Repeat exactly the lines from the start of the material below up to and including the "import seaborn as sns" line.
(begin)
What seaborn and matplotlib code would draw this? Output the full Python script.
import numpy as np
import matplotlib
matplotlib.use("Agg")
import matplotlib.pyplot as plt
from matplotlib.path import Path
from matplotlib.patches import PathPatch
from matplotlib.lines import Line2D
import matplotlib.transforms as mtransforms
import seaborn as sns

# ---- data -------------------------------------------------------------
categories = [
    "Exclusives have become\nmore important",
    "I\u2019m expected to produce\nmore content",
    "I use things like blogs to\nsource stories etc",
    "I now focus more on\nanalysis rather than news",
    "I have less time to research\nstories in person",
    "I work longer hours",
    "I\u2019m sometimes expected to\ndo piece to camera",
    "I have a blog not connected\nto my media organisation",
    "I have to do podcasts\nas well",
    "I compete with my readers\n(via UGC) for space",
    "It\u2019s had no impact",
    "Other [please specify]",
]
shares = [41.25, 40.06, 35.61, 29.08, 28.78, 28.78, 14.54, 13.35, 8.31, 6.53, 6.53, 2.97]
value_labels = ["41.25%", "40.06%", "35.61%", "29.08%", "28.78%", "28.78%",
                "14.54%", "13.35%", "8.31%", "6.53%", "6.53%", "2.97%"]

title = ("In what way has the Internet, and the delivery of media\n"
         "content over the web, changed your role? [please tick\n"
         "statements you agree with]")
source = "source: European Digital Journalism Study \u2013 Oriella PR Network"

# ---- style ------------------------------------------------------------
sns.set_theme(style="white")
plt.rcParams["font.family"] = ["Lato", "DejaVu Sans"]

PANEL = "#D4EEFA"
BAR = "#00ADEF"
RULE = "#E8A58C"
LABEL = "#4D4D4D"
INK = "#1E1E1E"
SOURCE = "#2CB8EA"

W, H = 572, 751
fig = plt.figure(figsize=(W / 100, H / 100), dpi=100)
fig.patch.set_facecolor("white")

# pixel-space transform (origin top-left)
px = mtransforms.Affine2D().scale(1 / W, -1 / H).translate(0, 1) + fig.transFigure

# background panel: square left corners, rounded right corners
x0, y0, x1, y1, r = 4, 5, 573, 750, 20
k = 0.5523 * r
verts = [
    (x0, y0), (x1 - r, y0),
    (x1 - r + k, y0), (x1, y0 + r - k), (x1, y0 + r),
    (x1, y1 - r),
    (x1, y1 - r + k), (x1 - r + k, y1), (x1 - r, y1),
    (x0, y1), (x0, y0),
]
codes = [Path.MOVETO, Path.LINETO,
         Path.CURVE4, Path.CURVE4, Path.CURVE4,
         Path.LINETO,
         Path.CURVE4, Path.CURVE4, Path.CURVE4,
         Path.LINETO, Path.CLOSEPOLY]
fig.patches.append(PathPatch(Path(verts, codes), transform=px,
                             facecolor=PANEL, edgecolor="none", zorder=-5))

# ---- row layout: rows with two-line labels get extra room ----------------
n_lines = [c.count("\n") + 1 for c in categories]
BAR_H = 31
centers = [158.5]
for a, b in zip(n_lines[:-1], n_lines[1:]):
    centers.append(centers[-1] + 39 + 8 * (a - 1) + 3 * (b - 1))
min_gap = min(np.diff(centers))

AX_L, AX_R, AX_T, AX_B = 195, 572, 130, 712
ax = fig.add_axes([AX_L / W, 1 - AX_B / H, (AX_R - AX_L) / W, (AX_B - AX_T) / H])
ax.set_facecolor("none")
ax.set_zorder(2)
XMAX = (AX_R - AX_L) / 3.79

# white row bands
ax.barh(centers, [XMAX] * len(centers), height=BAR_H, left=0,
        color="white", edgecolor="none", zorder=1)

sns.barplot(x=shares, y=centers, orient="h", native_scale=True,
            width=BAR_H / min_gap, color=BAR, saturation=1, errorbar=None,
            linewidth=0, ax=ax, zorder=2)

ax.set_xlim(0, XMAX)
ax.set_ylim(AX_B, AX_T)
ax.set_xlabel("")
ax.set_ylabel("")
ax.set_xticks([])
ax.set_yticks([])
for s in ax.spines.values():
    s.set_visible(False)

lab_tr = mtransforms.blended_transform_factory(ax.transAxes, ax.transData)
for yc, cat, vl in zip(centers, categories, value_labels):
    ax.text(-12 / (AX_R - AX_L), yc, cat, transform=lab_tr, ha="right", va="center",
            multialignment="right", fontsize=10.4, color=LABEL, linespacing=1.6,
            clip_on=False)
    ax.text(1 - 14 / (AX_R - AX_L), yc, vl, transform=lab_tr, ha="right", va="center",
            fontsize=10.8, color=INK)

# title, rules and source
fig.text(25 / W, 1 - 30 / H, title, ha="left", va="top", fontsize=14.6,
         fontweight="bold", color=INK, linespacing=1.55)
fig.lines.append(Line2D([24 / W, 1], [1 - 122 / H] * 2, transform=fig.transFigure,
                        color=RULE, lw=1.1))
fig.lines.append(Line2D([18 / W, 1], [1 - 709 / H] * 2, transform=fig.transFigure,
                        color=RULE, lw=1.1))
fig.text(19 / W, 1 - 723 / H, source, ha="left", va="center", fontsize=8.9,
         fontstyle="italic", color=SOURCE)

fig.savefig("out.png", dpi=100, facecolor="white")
(end)
Result =
What seaborn and matplotlib code would draw this? Output the full Python script.
import numpy as np
import matplotlib
matplotlib.use("Agg")
import matplotlib.pyplot as plt
from matplotlib.path import Path
from matplotlib.patches import PathPatch
from matplotlib.lines import Line2D
import matplotlib.transforms as mtransforms
import seaborn as sns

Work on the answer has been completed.